I’m currently trying to figure how to store the content of an update method for a class. I explain my problem:
I have asteroids turning around a star. I load the position of objects from a json scene for ex.
But how can i save in the json the fact the asteroids must turn around the sun, apart from specifying the center of the orbit, the radius, the speed, around which axis…
How to save the mathematical part of the function ? (the transform matrices, sin cos, etc )
How would I, for example, tell it has to not turn around, but instead use 1/X equation ?
Does this would really need to use a scripting language like LUA ? Am I touching the limits ? I don’t want to have to parse an equation like I would do when you first program a calculator.
I don’t think there’s a way to store mathematical equations in JSON, unless you write your own JSON parser for them. Which is probably more work than what you’d like.
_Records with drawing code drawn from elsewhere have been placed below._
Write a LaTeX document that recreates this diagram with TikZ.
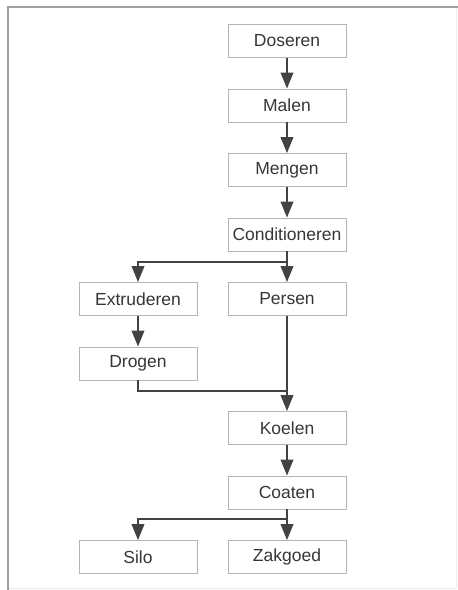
\documentclass[tikz,border=0pt]{standalone}
\usepackage{fontspec}
\setmainfont{Liberation Sans}
\usetikzlibrary{arrows.meta}
\definecolor{linegray}{HTML}{424242}
\definecolor{boxgray}{HTML}{B4B4B4}
\definecolor{textgray}{HTML}{363636}
\begin{document}
\begin{tikzpicture}[x=1pt,y=-1pt,
  stepbox/.style={draw=boxgray,line width=0.8pt,minimum width=118pt,minimum height=33pt,
    inner sep=0pt,text=textgray,font=\fontsize{17.5}{20}\selectfont},
  flow/.style={draw=linegray,line width=2pt,-{Triangle[width=12.5pt,length=16pt]}},
  plain/.style={draw=linegray,line width=2pt}]
\useasboundingbox (0,0) rectangle (458,590);
\draw[gray!15,line width=1pt] (456,7) -- (456,588) -- (8,588);
\draw[gray!75,line width=1.8pt] (8,590) -- (8,7) -- (458,7);
\node[stepbox] (dos) at (287,41) {Doseren};
\node[stepbox] (mal) at (287,105.5) {Malen};
\node[stepbox] (men) at (287,170) {Mengen};
\node[stepbox] (con) at (287,234.5) {Conditioneren};
\node[stepbox] (ext) at (138,299) {Extruderen};
\node[stepbox] (per) at (287,299) {Persen};
\node[stepbox] (dro) at (138,363.5) {Drogen};
\node[stepbox] (koe) at (287,428) {Koelen};
\node[stepbox] (coa) at (287,492.5) {Coaten};
\node[stepbox] (sil) at (138,557) {Silo};
\node[stepbox] (zak) at (287,557) {Zakgoed};
\coordinate (split1) at (287,262);
\coordinate (join1) at (287,391);
\coordinate (split2) at (287,519);
\draw[flow] (dos) -- (mal);
\draw[flow] (mal) -- (men);
\draw[flow] (men) -- (con);
\draw[flow] (con) -- (per);
\draw[flow] (con.south) -- (split1) -| (ext.north);
\draw[flow] (ext) -- (dro);
\draw[plain] (dro.south) |- (join1);
\draw[flow] (per) -- (koe);
\draw[flow] (koe) -- (coa);
\draw[flow] (coa) -- (zak);
\draw[flow] (coa.south) -- (split2) -| (sil.north);
\end{tikzpicture}
\end{document}
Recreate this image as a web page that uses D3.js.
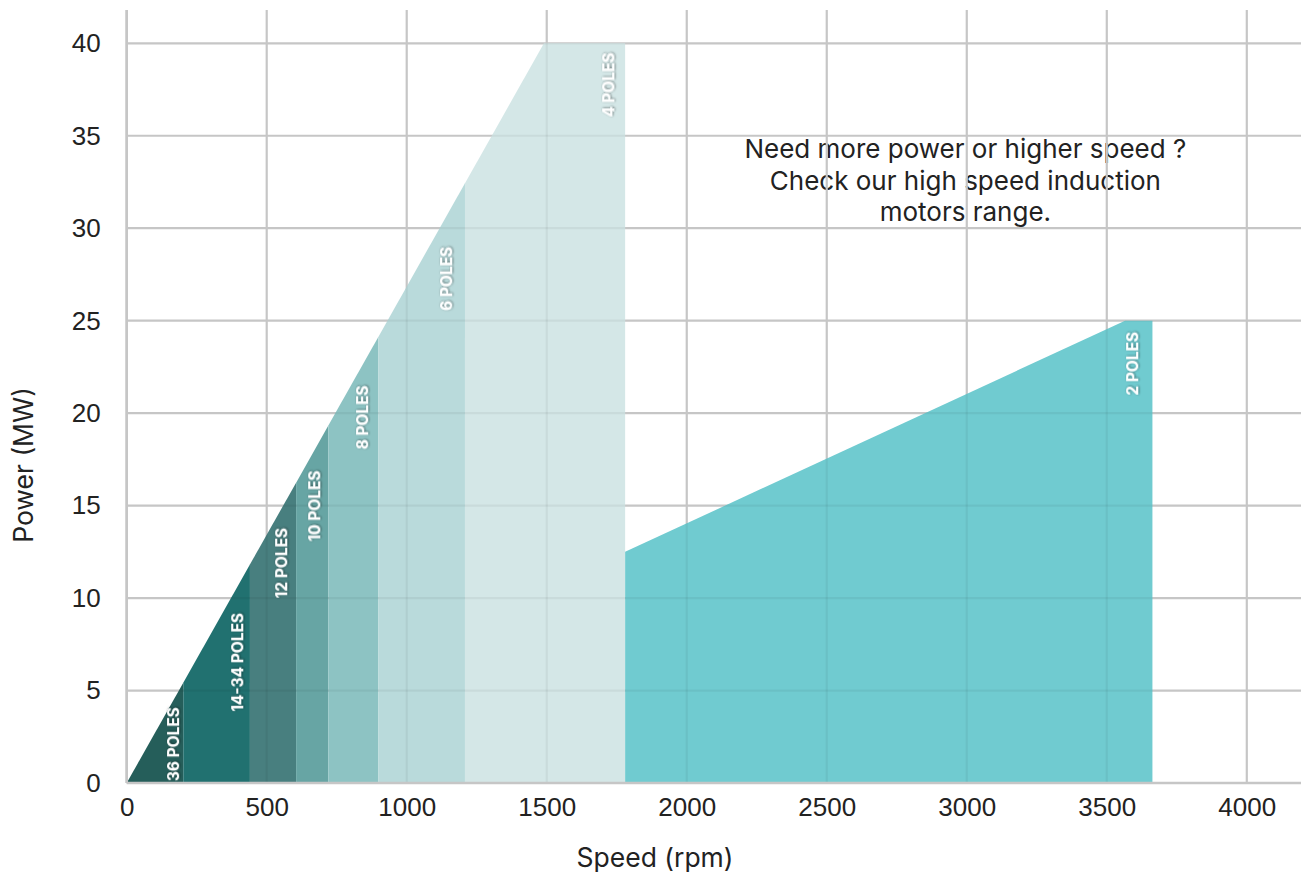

However, what comes to my mind is that you can write the Update method for your object to accept a method as a parameter via delegate, and use that delegate in combination with something like enum to determine how the object will be updated. Basically something like this (note - it might not be syntatically correct):
I already use delegates like this for the update. But I’m then necessarily have to use predefined combinations of what can be possible. It would not be “moddable” as it would be in-engine defined.
My first thought would be serialization of those objects or of the actual instances that contain them.
This is not always trivial in your case im not sure its even possible when it is sometimes its more of a pain then just writing a parser. If serialization can’t do it though i dunno what can and i suppose then its write your own save load parser.
I tend to think BASIC with code, not always the most efficient but it works and is flexible…
So that being said, perhaps store a symbol in the JSON, say * or / for multiply and divide, then use a switch statement to perform reflective operations within the code, I am sure there are just 1-3 variants right?